Alors que l’Élysée finit par dénoncer l’imposture, un mouvement grandit dans le pays : une jeune comédienne, déguisée en président, rappelle l’importance de la culture, un ouvrier parle du «stade grotesque du capitalisme », un infirmier en psychiatrie, des maîtresses d’école, un chauffeur de bus coiffé d’une perruque... tous font entendre leurs revendications sur l’éducation, l’hôpital, l’écologie.
C’en est trop pour le pouvoir en place et les partis réactionnaires, qui expriment leur peur et répriment cette joyeuse révolte dont les enfants prennent la tête en recouvrant les murs de graffitis. « Cantine = nul», écrit l’un d’eux, suivi par des milliers d’autres dont Hélio, ravi.
Entre roman et théâtre, Leslie Kaplan met en scène les mensonges et le vide de la parole politique, et la subvertit en inventant des slogans et des actions minuscules qui, mis bout à bout, expriment un désir salutaire de renouveau et, pourquoi pas, de révolution. Une fable réjouissante et salutaire sur la démocratie, l’utilisation du langage et les dérives autoritaires du pouvoir.

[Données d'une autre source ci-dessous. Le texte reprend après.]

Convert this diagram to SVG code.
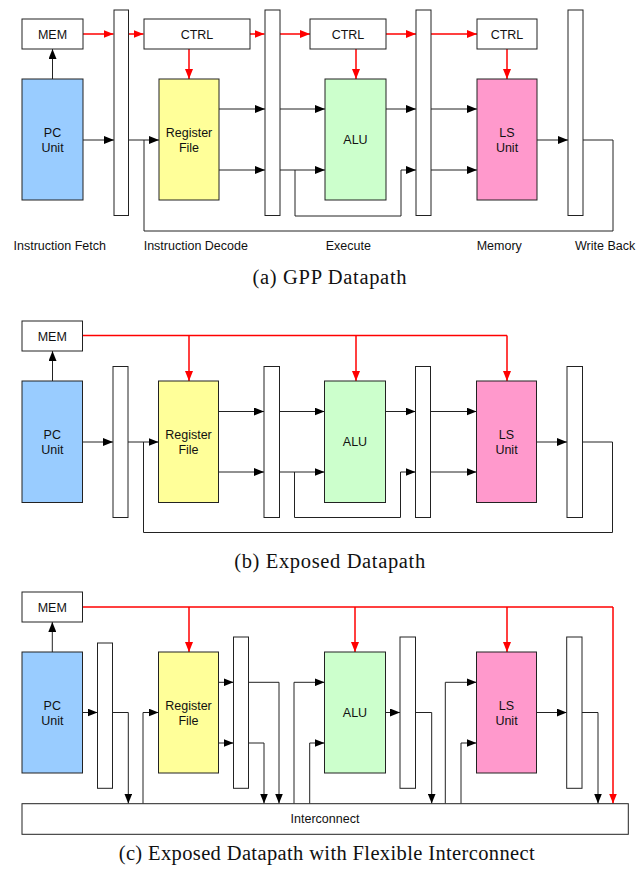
<svg xmlns="http://www.w3.org/2000/svg" width="642" height="869" viewBox="0 0 642 869">
<style>
.box{fill:#fff;stroke:#222;stroke-width:1}
.reg{fill:#fff;stroke:#222;stroke-width:1}
.pc{fill:#99ccff;stroke:#222;stroke-width:1}
.rf{fill:#ffff99;stroke:#222;stroke-width:1}
.alu{fill:#ccffcc;stroke:#222;stroke-width:1}
.ls{fill:#ff99cc;stroke:#222;stroke-width:1}
.t{font-family:"Liberation Sans",Arial,sans-serif;font-size:12.5px;fill:#111;text-anchor:middle}
.lbl{font-family:"Liberation Sans",Arial,sans-serif;font-size:12.5px;fill:#111}
.cap{font-family:"Liberation Serif","Times New Roman",serif;font-size:20.5px;fill:#111;text-anchor:middle}
.k{fill:none;stroke:#222;stroke-width:1}
.ka{fill:none;stroke:#222;stroke-width:1;marker-end:url(#ab)}
.r{fill:none;stroke:#ff0000;stroke-width:1.5}
.ra{fill:none;stroke:#ff0000;stroke-width:1.5;marker-end:url(#ar)}
</style>
<defs>
<marker id="ab" markerUnits="userSpaceOnUse" markerWidth="10" markerHeight="8" viewBox="0 0 10 8" refX="10" refY="4" orient="auto"><path d="M0,0 L10,4 L0,8 z" fill="#000"/></marker>
<marker id="ar" markerUnits="userSpaceOnUse" markerWidth="10" markerHeight="8" viewBox="0 0 10 8" refX="10" refY="4" orient="auto"><path d="M0,0 L10,4 L0,8 z" fill="#ff0000"/></marker>
</defs>

<!-- ===== Panel (a) ===== -->
<g id="a-connectors">
<path class="ra" d="M83,34 H113.5"/>
<path class="ra" d="M128.5,34 H143.5"/>
<path class="ra" d="M250,34 H264.5"/>
<path class="ra" d="M280,34 H310"/>
<path class="ra" d="M386,34 H416"/>
<path class="ra" d="M431,34 H477"/>
<path class="ra" d="M189,49 V79"/>
<path class="ra" d="M356,49 V79"/>
<path class="ra" d="M507,49 V79"/>
<path class="ka" d="M52.5,79 V49"/>
<path class="ka" d="M83,140 H114"/>
<path class="ka" d="M128,140 H159"/>
<path class="k" d="M583,140 H613 V231 H144 V140"/>
<path class="ka" d="M219,109 H265"/>
<path class="ka" d="M219,170 H265"/>
<path class="ka" d="M280,109 H325"/>
<path class="ka" d="M280,170 H325"/>
<path class="ka" d="M295,170 V216 H401 V170 H416"/>
<path class="ka" d="M386,109 H416"/>
<path class="ka" d="M431,109 H477"/>
<path class="ka" d="M431,170 H477"/>
<path class="ka" d="M537,140 H568"/>
</g>
<g id="a-mem"><rect class="box" x="22" y="19" width="61" height="30"/><text class="t" x="52.5" y="38.5">MEM</text></g>
<g id="a-reg1"><rect class="reg" x="114" y="10" width="14.5" height="205.5"/></g>
<g id="a-ctrl1"><rect class="box" x="144" y="19" width="106" height="30"/><text class="t" x="197" y="38.5">CTRL</text></g>
<g id="a-reg2"><rect class="reg" x="265" y="10" width="15" height="205.5"/></g>
<g id="a-ctrl2"><rect class="box" x="310" y="19" width="76" height="30"/><text class="t" x="348" y="38.5">CTRL</text></g>
<g id="a-reg3"><rect class="reg" x="416" y="10" width="15" height="205.5"/></g>
<g id="a-ctrl3"><rect class="box" x="477" y="19" width="60" height="30"/><text class="t" x="507" y="38.5">CTRL</text></g>
<g id="a-reg4"><rect class="reg" x="568" y="10" width="15" height="205.5"/></g>
<g id="a-pc"><rect class="pc" x="22" y="79" width="61" height="121"/><text class="t" x="52.5" y="136.5">PC</text><text class="t" x="52.5" y="151.5">Unit</text></g>
<g id="a-rf"><rect class="rf" x="159" y="79" width="60" height="121"/><text class="t" x="189" y="136.5">Register</text><text class="t" x="189" y="151.5">File</text></g>
<g id="a-alu"><rect class="alu" x="325" y="79" width="61" height="121"/><text class="t" x="355.5" y="144">ALU</text></g>
<g id="a-ls"><rect class="ls" x="477" y="79" width="60" height="121"/><text class="t" x="507" y="136.5">LS</text><text class="t" x="507" y="151.5">Unit</text></g>
<g id="a-labels">
<text class="lbl" x="13.5" y="250">Instruction Fetch</text>
<text class="lbl" x="143.7" y="250">Instruction Decode</text>
<text class="lbl" x="325.7" y="250">Execute</text>
<text class="lbl" x="476.7" y="250">Memory</text>
<text class="lbl" x="575" y="250">Write Back</text>
</g>
<text class="cap" x="329.5" y="284" textLength="154" lengthAdjust="spacing">(a) GPP Datapath</text>

<!-- ===== Panel (b) ===== -->
<g id="b-connectors">
<path class="r" d="M83,335.5 H507"/>
<path class="ra" d="M189,335.5 V381"/>
<path class="ra" d="M356,335.5 V381"/>
<path class="ra" d="M507,335.5 V381"/>
<path class="ka" d="M52.5,381 V351"/>
<path class="ka" d="M83,442 H113"/>
<path class="ka" d="M128,442 H158.5"/>
<path class="k" d="M582.5,442 H612.5 V532.5 H143.5 V442"/>
<path class="ka" d="M218.5,411.5 H264"/>
<path class="ka" d="M218.5,472 H264"/>
<path class="ka" d="M279.5,411.5 H324.5"/>
<path class="ka" d="M279.5,472 H324.5"/>
<path class="ka" d="M294.5,472 V517.5 H400.5 V472 H415.5"/>
<path class="ka" d="M385.5,411.5 H415.5"/>
<path class="ka" d="M430.5,411.5 H476.5"/>
<path class="ka" d="M430.5,472 H476.5"/>
<path class="ka" d="M536.5,442 H567"/>
</g>
<g id="b-mem"><rect class="box" x="22" y="321" width="60.5" height="30"/><text class="t" x="52.3" y="340.5">MEM</text></g>
<g id="b-reg1"><rect class="reg" x="113" y="366.5" width="15" height="151"/></g>
<g id="b-reg2"><rect class="reg" x="264" y="366.5" width="15.5" height="151"/></g>
<g id="b-reg3"><rect class="reg" x="415.5" y="366.5" width="15" height="151"/></g>
<g id="b-reg4"><rect class="reg" x="567" y="366.5" width="15.5" height="151"/></g>
<g id="b-pc"><rect class="pc" x="22" y="381" width="60.5" height="121.5"/><text class="t" x="52.3" y="438.5">PC</text><text class="t" x="52.3" y="453.5">Unit</text></g>
<g id="b-rf"><rect class="rf" x="158.5" y="381" width="60" height="121.5"/><text class="t" x="188.5" y="438.5">Register</text><text class="t" x="188.5" y="453.5">File</text></g>
<g id="b-alu"><rect class="alu" x="324.5" y="381" width="61" height="121.5"/><text class="t" x="355" y="446">ALU</text></g>
<g id="b-ls"><rect class="ls" x="476.5" y="381" width="60" height="121.5"/><text class="t" x="506.5" y="438.5">LS</text><text class="t" x="506.5" y="453.5">Unit</text></g>
<text class="cap" x="329.7" y="567.5" textLength="191" lengthAdjust="spacing">(b) Exposed Datapath</text>

<!-- ===== Panel (c) ===== -->
<g id="c-connectors">
<path class="r" d="M82.5,607 H613"/>
<path class="ra" d="M613,607 V803.5"/>
<path class="ra" d="M189,607 V652"/>
<path class="ra" d="M355,607 V652"/>
<path class="ra" d="M507,607 V652"/>
<path class="ka" d="M52.3,652 V622"/>
<path class="ka" d="M82.5,712.5 H97.5"/>
<path class="ka" d="M112.5,712.5 H128.3 V803.5"/>
<path class="ka" d="M143,803.5 V712.5 H158.5"/>
<path class="ka" d="M218.5,682.3 H233.5"/>
<path class="ka" d="M218.5,743 H233.5"/>
<path class="ka" d="M248.5,682.3 H279 V803.5"/>
<path class="ka" d="M248.5,743 H264 V803.5"/>
<path class="ka" d="M294,803.5 V682.3 H324.5"/>
<path class="ka" d="M309.7,803.5 V743 H324.5"/>
<path class="ka" d="M385.5,712.5 H400"/>
<path class="ka" d="M415.5,712.5 H431.7 V803.5"/>
<path class="ka" d="M445.3,803.5 V682.3 H476.5"/>
<path class="ka" d="M461,803.5 V743 H476.5"/>
<path class="ka" d="M536.5,712.5 H566.7"/>
<path class="ka" d="M582,712.5 H598 V803.5"/>
</g>
<g id="c-mem"><rect class="box" x="22" y="592" width="60.5" height="30"/><text class="t" x="52.3" y="611.5">MEM</text></g>
<g id="c-reg1"><rect class="reg" x="97.5" y="643" width="15" height="145.3"/></g>
<g id="c-reg2"><rect class="reg" x="233.5" y="637" width="15" height="151.3"/></g>
<g id="c-reg3"><rect class="reg" x="400" y="637" width="15.5" height="151.3"/></g>
<g id="c-reg4"><rect class="reg" x="566.7" y="637" width="15.3" height="151.3"/></g>
<g id="c-pc"><rect class="pc" x="22" y="652" width="60.5" height="121"/><text class="t" x="52.3" y="709.5">PC</text><text class="t" x="52.3" y="724.5">Unit</text></g>
<g id="c-rf"><rect class="rf" x="158.5" y="652" width="60" height="121"/><text class="t" x="188.5" y="709.5">Register</text><text class="t" x="188.5" y="724.5">File</text></g>
<g id="c-alu"><rect class="alu" x="324.5" y="652" width="61" height="121"/><text class="t" x="355" y="717">ALU</text></g>
<g id="c-ls"><rect class="ls" x="476.5" y="652" width="60" height="121"/><text class="t" x="506.5" y="709.5">LS</text><text class="t" x="506.5" y="724.5">Unit</text></g>
<g id="c-interconnect"><rect class="box" x="22" y="803.7" width="606.3" height="30.6"/><text class="t" x="325" y="822.5">Interconnect</text></g>
<text class="cap" x="326.7" y="860" textLength="416" lengthAdjust="spacing">(c) Exposed Datapath with Flexible Interconnect</text>
</svg>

S.J., L’Humanité, 7 avril 2022
UN FOU
La folie, chez Leslie Kaplan, est une force de subversion. Un jeune fou, avec qui une grand-mère et son petit-fils sympathisent dans un train, se fait passer avec succès pour « Le président », et se livre à des « visites surprise » dans un collège de banlieue, un lycéen parisien, la Sorbonne, les Invalides. Qu’est-ce que c’est que ce cirque? L’Elysée dément, déploie les forces de l’ordre, mais un vent de fantaisie secoue le pays. N’importe qui peut enfiler une chemise blanche, une cravate, et s’exprimer. Bientôt des actions collectives sont entreprises. Même les enfants s’en mêlent. On aura vite fait de les accuser de terrorisme. II faut que cesse ce foutoir, mais il est difficile à canaliser. À moins que le temps s’en charge, et que «le mouvement» se fatigue de lui-même. «Dans le pays flottait un sentiment diffus et massif, un sentiment d’inachevé, d’inabouti. Pas un découragement, non. Une déception.» Une nouvelle sotie politique, très actuelle, après Désordre.